→ **Instruction**: Working from the data below, reproduce exactly the lines starting at the one that holds "Recreate this image" and ending at the one that holds "v = dv - np.cos(th)". Pictures are excluded.

→ **Given data**:
(begin)

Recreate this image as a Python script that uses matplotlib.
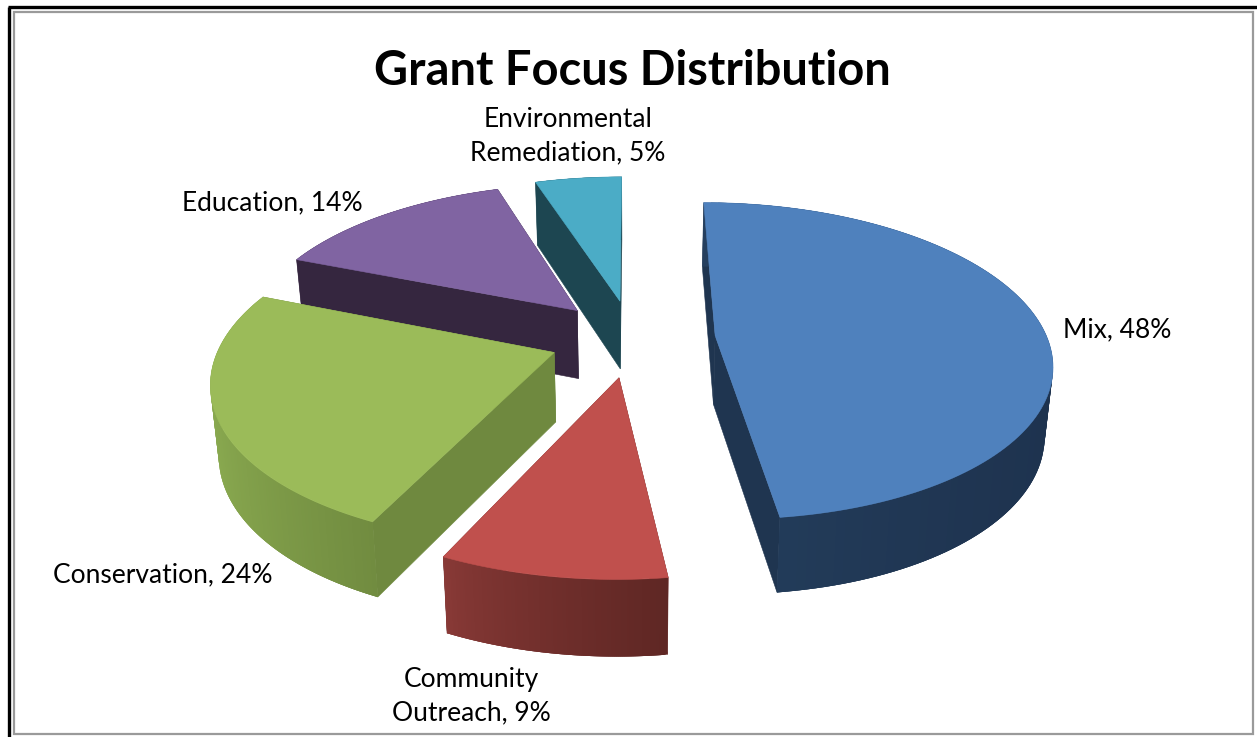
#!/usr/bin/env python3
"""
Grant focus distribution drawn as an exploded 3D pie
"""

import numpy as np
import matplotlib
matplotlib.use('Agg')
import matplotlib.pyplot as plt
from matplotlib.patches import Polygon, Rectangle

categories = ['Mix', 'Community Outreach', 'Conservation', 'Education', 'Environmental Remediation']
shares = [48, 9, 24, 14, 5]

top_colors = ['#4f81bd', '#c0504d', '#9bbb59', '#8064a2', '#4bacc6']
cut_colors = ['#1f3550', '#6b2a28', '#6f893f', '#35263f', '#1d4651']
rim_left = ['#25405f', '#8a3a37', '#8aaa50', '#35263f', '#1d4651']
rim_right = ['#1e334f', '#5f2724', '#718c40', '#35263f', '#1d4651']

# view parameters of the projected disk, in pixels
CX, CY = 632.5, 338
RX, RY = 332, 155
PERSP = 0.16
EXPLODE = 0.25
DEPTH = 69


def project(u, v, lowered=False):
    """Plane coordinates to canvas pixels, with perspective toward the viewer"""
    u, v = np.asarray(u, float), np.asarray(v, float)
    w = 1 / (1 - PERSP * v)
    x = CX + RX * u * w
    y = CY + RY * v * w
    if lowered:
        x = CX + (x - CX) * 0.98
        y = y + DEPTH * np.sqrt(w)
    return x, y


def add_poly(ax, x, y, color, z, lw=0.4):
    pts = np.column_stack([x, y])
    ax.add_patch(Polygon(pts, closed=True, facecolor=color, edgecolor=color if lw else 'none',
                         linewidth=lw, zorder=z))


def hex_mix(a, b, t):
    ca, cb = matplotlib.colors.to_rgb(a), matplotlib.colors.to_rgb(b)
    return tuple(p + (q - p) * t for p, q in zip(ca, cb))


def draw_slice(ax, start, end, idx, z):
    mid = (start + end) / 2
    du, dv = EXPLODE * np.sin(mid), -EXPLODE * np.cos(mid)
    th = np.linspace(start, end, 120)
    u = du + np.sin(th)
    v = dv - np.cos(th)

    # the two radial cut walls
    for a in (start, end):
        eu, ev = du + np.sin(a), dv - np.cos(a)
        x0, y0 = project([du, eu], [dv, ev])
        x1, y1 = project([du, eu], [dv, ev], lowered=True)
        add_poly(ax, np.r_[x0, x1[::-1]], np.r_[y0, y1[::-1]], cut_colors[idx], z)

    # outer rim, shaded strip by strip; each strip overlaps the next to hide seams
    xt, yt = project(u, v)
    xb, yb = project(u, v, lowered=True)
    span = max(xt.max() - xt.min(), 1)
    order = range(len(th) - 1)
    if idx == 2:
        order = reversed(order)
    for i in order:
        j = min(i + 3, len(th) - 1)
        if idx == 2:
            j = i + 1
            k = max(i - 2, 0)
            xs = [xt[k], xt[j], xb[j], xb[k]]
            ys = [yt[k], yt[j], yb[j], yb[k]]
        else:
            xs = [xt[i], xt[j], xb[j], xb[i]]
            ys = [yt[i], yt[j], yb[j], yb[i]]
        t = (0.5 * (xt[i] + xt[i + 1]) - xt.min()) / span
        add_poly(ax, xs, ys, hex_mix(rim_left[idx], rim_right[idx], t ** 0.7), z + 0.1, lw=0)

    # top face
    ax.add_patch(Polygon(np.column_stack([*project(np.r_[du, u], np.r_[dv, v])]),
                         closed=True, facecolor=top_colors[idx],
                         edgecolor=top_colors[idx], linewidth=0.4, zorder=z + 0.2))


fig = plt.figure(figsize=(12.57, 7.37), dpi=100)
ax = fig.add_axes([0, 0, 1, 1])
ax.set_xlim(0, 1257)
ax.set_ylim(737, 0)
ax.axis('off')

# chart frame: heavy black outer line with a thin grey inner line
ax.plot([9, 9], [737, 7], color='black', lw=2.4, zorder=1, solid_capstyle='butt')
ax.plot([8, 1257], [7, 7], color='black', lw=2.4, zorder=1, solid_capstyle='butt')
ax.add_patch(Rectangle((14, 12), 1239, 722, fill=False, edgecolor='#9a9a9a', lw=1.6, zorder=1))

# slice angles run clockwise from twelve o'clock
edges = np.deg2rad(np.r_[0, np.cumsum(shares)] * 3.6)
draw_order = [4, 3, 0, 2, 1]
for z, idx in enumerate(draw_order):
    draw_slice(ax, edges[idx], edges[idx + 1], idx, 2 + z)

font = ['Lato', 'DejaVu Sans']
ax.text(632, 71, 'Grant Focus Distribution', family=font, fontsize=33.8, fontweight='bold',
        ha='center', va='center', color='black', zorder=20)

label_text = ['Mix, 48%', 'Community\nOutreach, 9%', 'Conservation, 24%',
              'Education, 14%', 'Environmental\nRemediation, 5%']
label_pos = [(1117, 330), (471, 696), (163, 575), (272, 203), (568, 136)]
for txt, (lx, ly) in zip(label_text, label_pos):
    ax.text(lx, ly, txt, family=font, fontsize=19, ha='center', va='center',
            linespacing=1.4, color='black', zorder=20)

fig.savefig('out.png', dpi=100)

(end)
(begin)

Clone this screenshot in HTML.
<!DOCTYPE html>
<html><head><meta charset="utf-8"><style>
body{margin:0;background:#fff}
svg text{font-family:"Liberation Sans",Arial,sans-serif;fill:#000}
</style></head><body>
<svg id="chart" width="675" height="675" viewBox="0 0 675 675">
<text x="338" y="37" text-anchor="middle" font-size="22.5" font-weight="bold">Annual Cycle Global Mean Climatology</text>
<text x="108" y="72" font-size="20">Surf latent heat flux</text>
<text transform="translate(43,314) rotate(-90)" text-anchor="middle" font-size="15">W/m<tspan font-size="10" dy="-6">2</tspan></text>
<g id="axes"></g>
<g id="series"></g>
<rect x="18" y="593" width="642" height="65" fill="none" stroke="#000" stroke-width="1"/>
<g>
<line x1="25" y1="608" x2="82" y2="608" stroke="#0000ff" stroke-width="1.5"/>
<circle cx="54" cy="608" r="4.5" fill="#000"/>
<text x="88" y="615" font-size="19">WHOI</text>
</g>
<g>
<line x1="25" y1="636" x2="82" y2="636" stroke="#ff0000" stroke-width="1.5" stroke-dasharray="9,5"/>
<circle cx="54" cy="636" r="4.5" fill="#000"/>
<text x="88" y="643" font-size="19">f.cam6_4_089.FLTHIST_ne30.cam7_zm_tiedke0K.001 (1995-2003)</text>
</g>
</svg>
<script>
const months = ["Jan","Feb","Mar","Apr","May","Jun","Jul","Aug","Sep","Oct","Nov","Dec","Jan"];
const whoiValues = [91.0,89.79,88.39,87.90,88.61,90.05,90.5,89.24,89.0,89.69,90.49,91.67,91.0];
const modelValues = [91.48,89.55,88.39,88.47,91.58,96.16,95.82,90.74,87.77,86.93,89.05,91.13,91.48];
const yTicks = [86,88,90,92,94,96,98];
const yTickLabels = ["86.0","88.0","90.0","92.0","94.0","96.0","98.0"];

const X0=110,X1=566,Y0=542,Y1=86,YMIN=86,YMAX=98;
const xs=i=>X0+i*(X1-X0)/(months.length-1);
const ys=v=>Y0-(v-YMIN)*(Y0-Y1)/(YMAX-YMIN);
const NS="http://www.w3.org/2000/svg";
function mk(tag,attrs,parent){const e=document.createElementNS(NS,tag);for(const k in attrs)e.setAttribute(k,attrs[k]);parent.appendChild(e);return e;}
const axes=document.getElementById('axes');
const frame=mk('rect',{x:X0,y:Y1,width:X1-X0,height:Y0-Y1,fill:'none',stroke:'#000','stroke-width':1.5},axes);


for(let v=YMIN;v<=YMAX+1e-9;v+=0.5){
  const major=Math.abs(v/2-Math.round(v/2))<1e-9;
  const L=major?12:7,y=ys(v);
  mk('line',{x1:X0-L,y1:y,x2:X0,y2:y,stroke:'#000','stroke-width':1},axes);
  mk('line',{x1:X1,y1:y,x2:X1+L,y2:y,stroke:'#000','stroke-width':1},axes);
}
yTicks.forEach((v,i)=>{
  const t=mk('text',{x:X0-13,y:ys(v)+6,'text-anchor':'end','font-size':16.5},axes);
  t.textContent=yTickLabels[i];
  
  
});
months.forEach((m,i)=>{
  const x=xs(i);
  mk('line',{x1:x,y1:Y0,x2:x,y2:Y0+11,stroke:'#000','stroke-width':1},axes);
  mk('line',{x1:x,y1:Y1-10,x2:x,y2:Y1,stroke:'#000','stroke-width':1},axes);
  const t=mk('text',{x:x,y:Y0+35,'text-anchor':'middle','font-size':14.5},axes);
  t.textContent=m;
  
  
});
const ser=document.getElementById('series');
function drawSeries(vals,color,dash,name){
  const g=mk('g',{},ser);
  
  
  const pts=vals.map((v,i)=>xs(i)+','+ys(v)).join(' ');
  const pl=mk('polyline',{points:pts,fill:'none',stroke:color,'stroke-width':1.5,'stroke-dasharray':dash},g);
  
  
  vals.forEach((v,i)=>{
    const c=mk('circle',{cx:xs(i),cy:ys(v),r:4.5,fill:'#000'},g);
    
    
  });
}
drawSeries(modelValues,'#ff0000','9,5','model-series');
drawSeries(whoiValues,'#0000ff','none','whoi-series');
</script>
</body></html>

(end)
(begin)

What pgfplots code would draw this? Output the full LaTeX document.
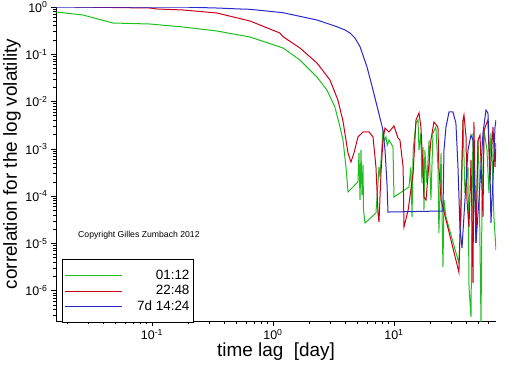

(end)

→ **Answer to the problem**:
Recreate this image as a Python script that uses matplotlib.
#!/usr/bin/env python3
"""
Grant focus distribution drawn as an exploded 3D pie
"""

import numpy as np
import matplotlib
matplotlib.use('Agg')
import matplotlib.pyplot as plt
from matplotlib.patches import Polygon, Rectangle

categories = ['Mix', 'Community Outreach', 'Conservation', 'Education', 'Environmental Remediation']
shares = [48, 9, 24, 14, 5]

top_colors = ['#4f81bd', '#c0504d', '#9bbb59', '#8064a2', '#4bacc6']
cut_colors = ['#1f3550', '#6b2a28', '#6f893f', '#35263f', '#1d4651']
rim_left = ['#25405f', '#8a3a37', '#8aaa50', '#35263f', '#1d4651']
rim_right = ['#1e334f', '#5f2724', '#718c40', '#35263f', '#1d4651']

# view parameters of the projected disk, in pixels
CX, CY = 632.5, 338
RX, RY = 332, 155
PERSP = 0.16
EXPLODE = 0.25
DEPTH = 69


def project(u, v, lowered=False):
    """Plane coordinates to canvas pixels, with perspective toward the viewer"""
    u, v = np.asarray(u, float), np.asarray(v, float)
    w = 1 / (1 - PERSP * v)
    x = CX + RX * u * w
    y = CY + RY * v * w
    if lowered:
        x = CX + (x - CX) * 0.98
        y = y + DEPTH * np.sqrt(w)
    return x, y


def add_poly(ax, x, y, color, z, lw=0.4):
    pts = np.column_stack([x, y])
    ax.add_patch(Polygon(pts, closed=True, facecolor=color, edgecolor=color if lw else 'none',
                         linewidth=lw, zorder=z))


def hex_mix(a, b, t):
    ca, cb = matplotlib.colors.to_rgb(a), matplotlib.colors.to_rgb(b)
    return tuple(p + (q - p) * t for p, q in zip(ca, cb))


def draw_slice(ax, start, end, idx, z):
    mid = (start + end) / 2
    du, dv = EXPLODE * np.sin(mid), -EXPLODE * np.cos(mid)
    th = np.linspace(start, end, 120)
    u = du + np.sin(th)
    v = dv - np.cos(th)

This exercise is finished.